TASK DETAILS: Collect all lines below with the string "this".

ENTRIES:
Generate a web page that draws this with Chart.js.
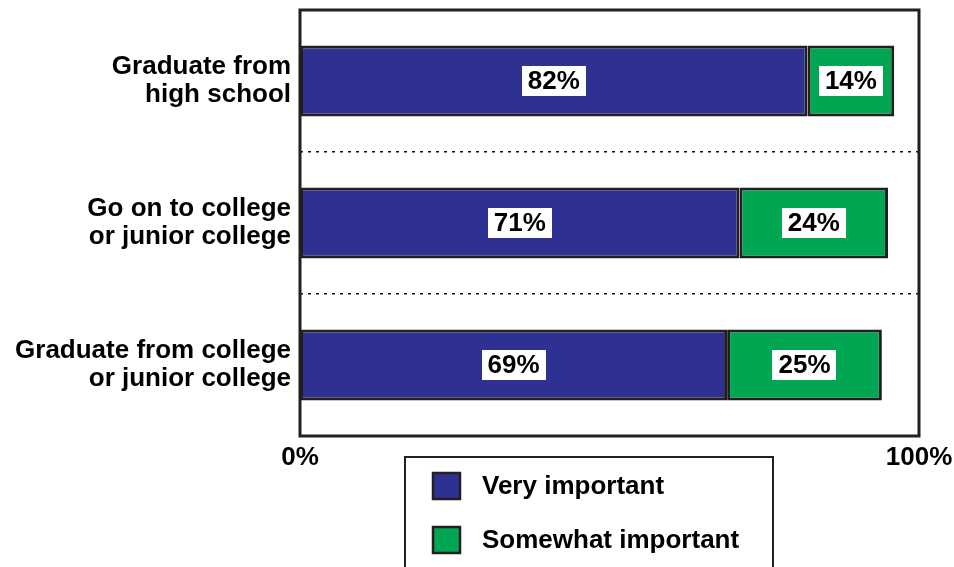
<!DOCTYPE html>
<html>
<head>
<meta charset="utf-8">
<title>Importance of education</title>
<script src="https://cdn.jsdelivr.net/npm/chart.js@4.4.1/dist/chart.umd.min.js"></script>
<style>
    html, body { margin: 0; padding: 0; background: #fff; }
    #wrap { width: 954px; height: 567px; position: relative; }
</style>
</head>
<body>
<div id="wrap"><canvas id="chart"></canvas></div>
<script>
// Data
const categories = [
    ['Graduate from', 'high school'],
    ['Go on to college', 'or junior college'],
    ['Graduate from college', 'or junior college']
];
const seriesNames = ['Very important', 'Somewhat important'];
const veryImportant = [82, 71, 69];
const somewhatImportant = [14, 24, 25];
const xTickValues = [0, 100];

const FONT = '"Liberation Sans", Arial, Helvetica, sans-serif';
const INK = '#231f20';
const BLUE = '#2e3192';
const GREEN = '#00a651';

// White boxes with the value inside each bar
const valueLabels = {
    id: 'valueLabels',
    afterDatasetsDraw(chart) {
        const ctx = chart.ctx;
        ctx.save();
        ctx.font = 'bold 26px ' + FONT;
        ctx.textAlign = 'center';
        ctx.textBaseline = 'middle';
        chart.data.datasets.forEach((ds, i) => {
            const meta = chart.getDatasetMeta(i);
            meta.data.forEach((bar, j) => {
                const text = ds.data[j] + '%';
                const cx = (bar.base + bar.x) / 2;
                const w = ctx.measureText(text).width + 12;
                const h = 30;
                ctx.fillStyle = '#fff';
                ctx.fillRect(Math.round(cx - w / 2), Math.round(bar.y - h / 2), Math.round(w), h);
                ctx.fillStyle = '#000';
                ctx.fillText(text, cx, bar.y + 1);
            });
        });
        ctx.restore();
    }
};

// Frame around the plot area
const plotFrame = {
    id: 'plotFrame',
    afterDatasetsDraw(chart) {
        const a = chart.chartArea;
        const ctx = chart.ctx;
        ctx.save();
        ctx.strokeStyle = INK;
        ctx.lineWidth = 3;
        ctx.strokeRect(a.left, a.top, a.right - a.left, a.bottom - a.top);
        ctx.restore();
    }
};

// Boxed legend below the plot
const boxLegend = {
    id: 'boxLegend',
    afterDraw(chart) {
        const a = chart.chartArea;
        const ctx = chart.ctx;
        const left = a.left + 105;
        const top = a.bottom + 21;
        ctx.save();
        ctx.strokeStyle = INK;
        ctx.lineWidth = 2;
        ctx.strokeRect(left, top, 368, 130);
        ctx.font = 'bold 26px ' + FONT;
        ctx.textAlign = 'left';
        ctx.textBaseline = 'middle';
        chart.data.datasets.forEach((ds, i) => {
            const y = top + 16 + i * 54;
            ctx.fillStyle = ds.backgroundColor;
            ctx.fillRect(left + 28, y, 27, 26);
            ctx.lineWidth = 2.5;
            ctx.strokeRect(left + 28, y, 27, 26);
            ctx.fillStyle = '#000';
            ctx.fillText(ds.label, left + 77, y + 14);
        });
        ctx.restore();
    }
};

const ctx = document.getElementById('chart').getContext('2d');
const chart = new Chart(ctx, {
    type: 'bar',
    data: {
        labels: categories,
        datasets: [
            {
                label: seriesNames[0],
                data: veryImportant,
                backgroundColor: BLUE,
                borderColor: INK,
                borderWidth: 3,
                borderSkipped: false,
                barPercentage: 0.5,
                categoryPercentage: 1
            },
            {
                label: seriesNames[1],
                data: somewhatImportant,
                backgroundColor: GREEN,
                borderColor: INK,
                borderWidth: 3,
                borderSkipped: false,
                barPercentage: 0.5,
                categoryPercentage: 1
            }
        ]
    },
    options: {
        indexAxis: 'y',
        responsive: true,
        maintainAspectRatio: false,
        animation: false,
        layout: { padding: { top: 10, right: 35, left: 0, bottom: 0 } },
        plugins: {
            legend: { display: false },
            tooltip: { enabled: false }
        },
        scales: {
            x: {
                stacked: true,
                min: 0,
                max: 100,
                afterBuildTicks(scale) {
                    scale.ticks = xTickValues.map(v => ({ value: v }));
                },
                afterFit(scale) {
                    scale.height = 131;
                    scale.paddingLeft = 0;
                    scale.paddingRight = 0;
                },
                grid: { display: false, drawTicks: false },
                border: { display: false },
                ticks: {
                    padding: 6,
                    maxRotation: 0,
                    color: '#000',
                    font: { family: FONT, size: 26, weight: 'bold' },
                    callback: v => v + '%'
                }
            },
            y: {
                stacked: true,
                afterFit(scale) {
                    scale.width = 300;
                    scale.paddingTop = 0;
                    scale.paddingBottom = 0;
                },
                grid: {
                    offset: true,
                    drawTicks: false,
                    color: '#111',
                    lineWidth: 1.5
                },
                border: { display: false, dash: [3, 5] },
                ticks: {
                    padding: 9,
                    color: '#000',
                    font: { family: FONT, size: 26, weight: 'bold', lineHeight: 1.1 }
                }
            }
        }
    },
    plugins: [valueLabels, plotFrame, boxLegend]
});
</script>
</body>
</html>
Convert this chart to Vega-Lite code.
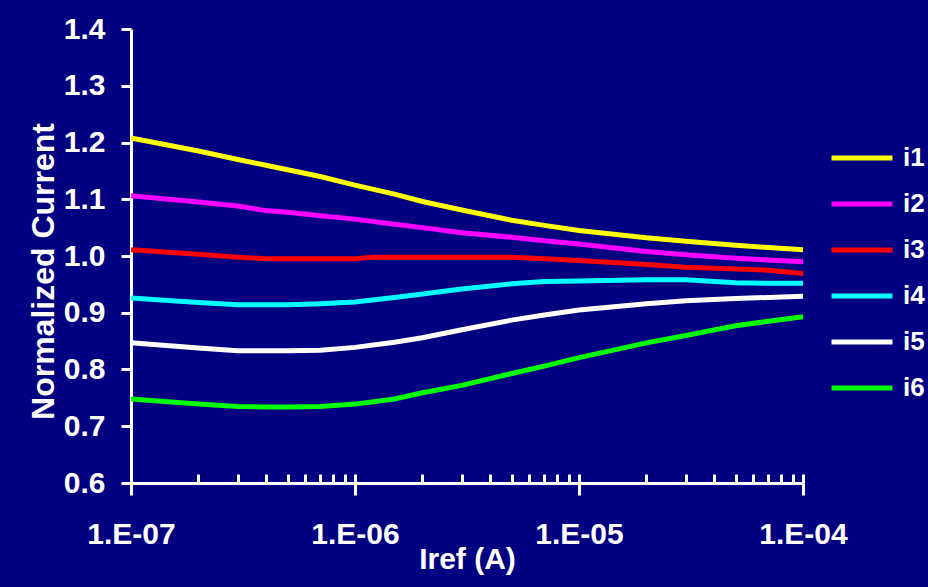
{
  "$schema": "https://vega.github.io/schema/vega-lite/v6.json",
  "width": 672,
  "height": 454,
  "autosize": {"type": "none"},
  "padding": {"left": 131, "top": 29, "right": 125, "bottom": 104},
  "background": "#000080",
  "config": {
    "view": {"stroke": null},
    "font": "Liberation Sans",
    "axis": {
      "grid": false,
      "domainColor": "white",
      "domainWidth": 3,
      "tickColor": "white",
      "tickWidth": 3,
      "labelColor": "white",
      "titleColor": "white",
      "labelFont": "Liberation Sans",
      "titleFont": "Liberation Sans",
      "labelFontWeight": "bold",
      "titleFontWeight": "bold",
      "labelFontSize": 30,
      "titleFontSize": 30,
      "labelFlush": false
    }
  },
  "data": {
    "values": [
      {"x": 1e-7, "s": "i1", "v": 1.208}, {"x": 2e-7, "s": "i1", "v": 1.185}, {"x": 3e-7, "s": "i1", "v": 1.170}, {"x": 4e-7, "s": "i1", "v": 1.160}, {"x": 5e-7, "s": "i1", "v": 1.152}, {"x": 7e-7, "s": "i1", "v": 1.140}, {"x": 1e-6, "s": "i1", "v": 1.125}, {"x": 1.5e-6, "s": "i1", "v": 1.109}, {"x": 2e-6, "s": "i1", "v": 1.096}, {"x": 3e-6, "s": "i1", "v": 1.081}, {"x": 5e-6, "s": "i1", "v": 1.063}, {"x": 7e-6, "s": "i1", "v": 1.054}, {"x": 1e-5, "s": "i1", "v": 1.045}, {"x": 2e-5, "s": "i1", "v": 1.032}, {"x": 3e-5, "s": "i1", "v": 1.026}, {"x": 5e-5, "s": "i1", "v": 1.019}, {"x": 7e-5, "s": "i1", "v": 1.015}, {"x": 1e-4, "s": "i1", "v": 1.011},
      {"x": 1e-7, "s": "i2", "v": 1.106}, {"x": 2e-7, "s": "i2", "v": 1.095}, {"x": 3e-7, "s": "i2", "v": 1.088}, {"x": 4e-7, "s": "i2", "v": 1.080}, {"x": 5e-7, "s": "i2", "v": 1.077}, {"x": 7e-7, "s": "i2", "v": 1.071}, {"x": 1e-6, "s": "i2", "v": 1.065}, {"x": 1.5e-6, "s": "i2", "v": 1.056}, {"x": 2e-6, "s": "i2", "v": 1.050}, {"x": 3e-6, "s": "i2", "v": 1.041}, {"x": 5e-6, "s": "i2", "v": 1.033}, {"x": 7e-6, "s": "i2", "v": 1.027}, {"x": 1e-5, "s": "i2", "v": 1.021}, {"x": 2e-5, "s": "i2", "v": 1.008}, {"x": 3e-5, "s": "i2", "v": 1.002}, {"x": 5e-5, "s": "i2", "v": 0.996}, {"x": 7e-5, "s": "i2", "v": 0.993}, {"x": 1e-4, "s": "i2", "v": 0.990},
      {"x": 1e-7, "s": "i3", "v": 1.011}, {"x": 2e-7, "s": "i3", "v": 1.003}, {"x": 3e-7, "s": "i3", "v": 0.998}, {"x": 4e-7, "s": "i3", "v": 0.995}, {"x": 5e-7, "s": "i3", "v": 0.995}, {"x": 7e-7, "s": "i3", "v": 0.995}, {"x": 1e-6, "s": "i3", "v": 0.995}, {"x": 1.2e-6, "s": "i3", "v": 0.998}, {"x": 2e-6, "s": "i3", "v": 0.998}, {"x": 3e-6, "s": "i3", "v": 0.998}, {"x": 5e-6, "s": "i3", "v": 0.998}, {"x": 7e-6, "s": "i3", "v": 0.995}, {"x": 1e-5, "s": "i3", "v": 0.992}, {"x": 2e-5, "s": "i3", "v": 0.985}, {"x": 3e-5, "s": "i3", "v": 0.980}, {"x": 5e-5, "s": "i3", "v": 0.977}, {"x": 7e-5, "s": "i3", "v": 0.975}, {"x": 1e-4, "s": "i3", "v": 0.969},
      {"x": 1e-7, "s": "i4", "v": 0.926}, {"x": 2e-7, "s": "i4", "v": 0.918}, {"x": 3e-7, "s": "i4", "v": 0.914}, {"x": 4e-7, "s": "i4", "v": 0.914}, {"x": 5e-7, "s": "i4", "v": 0.914}, {"x": 7e-7, "s": "i4", "v": 0.916}, {"x": 1e-6, "s": "i4", "v": 0.919}, {"x": 1.5e-6, "s": "i4", "v": 0.927}, {"x": 2e-6, "s": "i4", "v": 0.933}, {"x": 3e-6, "s": "i4", "v": 0.942}, {"x": 5e-6, "s": "i4", "v": 0.951}, {"x": 7e-6, "s": "i4", "v": 0.955}, {"x": 1e-5, "s": "i4", "v": 0.956}, {"x": 2e-5, "s": "i4", "v": 0.958}, {"x": 3e-5, "s": "i4", "v": 0.958}, {"x": 5e-5, "s": "i4", "v": 0.953}, {"x": 7e-5, "s": "i4", "v": 0.952}, {"x": 1e-4, "s": "i4", "v": 0.952},
      {"x": 1e-7, "s": "i5", "v": 0.847}, {"x": 2e-7, "s": "i5", "v": 0.838}, {"x": 3e-7, "s": "i5", "v": 0.833}, {"x": 4e-7, "s": "i5", "v": 0.833}, {"x": 5e-7, "s": "i5", "v": 0.833}, {"x": 7e-7, "s": "i5", "v": 0.834}, {"x": 1e-6, "s": "i5", "v": 0.839}, {"x": 1.5e-6, "s": "i5", "v": 0.848}, {"x": 2e-6, "s": "i5", "v": 0.856}, {"x": 3e-6, "s": "i5", "v": 0.870}, {"x": 5e-6, "s": "i5", "v": 0.887}, {"x": 7e-6, "s": "i5", "v": 0.896}, {"x": 1e-5, "s": "i5", "v": 0.905}, {"x": 2e-5, "s": "i5", "v": 0.916}, {"x": 3e-5, "s": "i5", "v": 0.921}, {"x": 5e-5, "s": "i5", "v": 0.925}, {"x": 7e-5, "s": "i5", "v": 0.927}, {"x": 1e-4, "s": "i5", "v": 0.929},
      {"x": 1e-7, "s": "i6", "v": 0.748}, {"x": 2e-7, "s": "i6", "v": 0.739}, {"x": 3e-7, "s": "i6", "v": 0.735}, {"x": 4e-7, "s": "i6", "v": 0.734}, {"x": 5e-7, "s": "i6", "v": 0.734}, {"x": 7e-7, "s": "i6", "v": 0.735}, {"x": 1e-6, "s": "i6", "v": 0.739}, {"x": 1.5e-6, "s": "i6", "v": 0.748}, {"x": 2e-6, "s": "i6", "v": 0.759}, {"x": 3e-6, "s": "i6", "v": 0.772}, {"x": 5e-6, "s": "i6", "v": 0.793}, {"x": 7e-6, "s": "i6", "v": 0.806}, {"x": 1e-5, "s": "i6", "v": 0.821}, {"x": 2e-5, "s": "i6", "v": 0.847}, {"x": 3e-5, "s": "i6", "v": 0.860}, {"x": 5e-5, "s": "i6", "v": 0.877}, {"x": 7e-5, "s": "i6", "v": 0.885}, {"x": 1e-4, "s": "i6", "v": 0.893}
    ]
  },
  "layer": [
    {
      "mark": {"type": "line", "strokeWidth": 5},
      "encoding": {
        "x": {
          "field": "x", "type": "quantitative",
          "scale": {"type": "log", "domain": [1e-7, 1e-4]},
          "axis": {
            "orient": "bottom",
            "values": [1e-7, 1e-6, 1e-5, 1e-4],
            "tickSize": 12,
            "labelPadding": 24,
            "labelExpr": "'1.E-0' + round(-log(datum.value)/LN10)",
            "title": "Iref (A)",
            "titlePadding": -5
          }
        },
        "y": {
          "field": "v", "type": "quantitative",
          "scale": {"domain": [0.6, 1.4]},
          "axis": {
            "values": [0.6, 0.7, 0.8, 0.9, 1.0, 1.1, 1.2, 1.3, 1.4],
            "format": ".1f",
            "tickSize": 10,
            "labelPadding": 16,
            "title": "Normalized Current",
            "titleFontSize": 32,
            "titleY": 242,
            "titlePadding": 3
          }
        },
        "color": {
          "field": "s", "type": "nominal",
          "scale": {"domain": ["i1", "i2", "i3", "i4", "i5", "i6"], "range": ["#FFFF00", "#FF00FF", "#FF0000", "#00FFFF", "#FFFFFF", "#00FF00"]},
          "legend": {
            "orient": "none",
            "legendX": 698,
            "legendY": 96,
            "title": null,
            "padding": 0,
            "symbolType": "stroke",
            "symbolSize": 3721,
            "symbolStrokeWidth": 5,
            "labelFont": "Liberation Sans",
            "labelFontSize": 26,
            "labelFontWeight": "bold",
            "labelColor": "white",
            "labelOffset": 8,
            "rowPadding": 0
          }
        }
      }
    },
    {
      "mark": {"type": "rule", "strokeOpacity": 0},
      "encoding": {
        "x": {
          "field": "x", "type": "quantitative",
          "axis": {
            "orient": "bottom",
            "values": [1e-7, 2e-7, 3e-7, 4e-7, 5e-7, 6e-7, 7e-7, 8e-7, 9e-7, 1e-6, 2e-6, 3e-6, 4e-6, 5e-6, 6e-6, 7e-6, 8e-6, 9e-6, 1e-5, 2e-5, 3e-5, 4e-5, 5e-5, 6e-5, 7e-5, 8e-5, 9e-5, 1e-4],
            "tickSize": -9,
            "labels": false,
            "domain": false,
            "title": null
          }
        }
      }
    }
  ],
  "resolve": {"axis": {"x": "independent"}}
}
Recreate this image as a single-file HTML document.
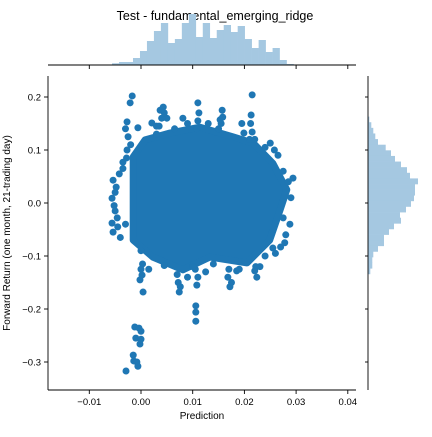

REPLY TO THE EXERCISE:
Generate a web page that draws this with Chart.js.
Convert this chart to Vega-Lite code.
Recreate this image as a single-file HTML document.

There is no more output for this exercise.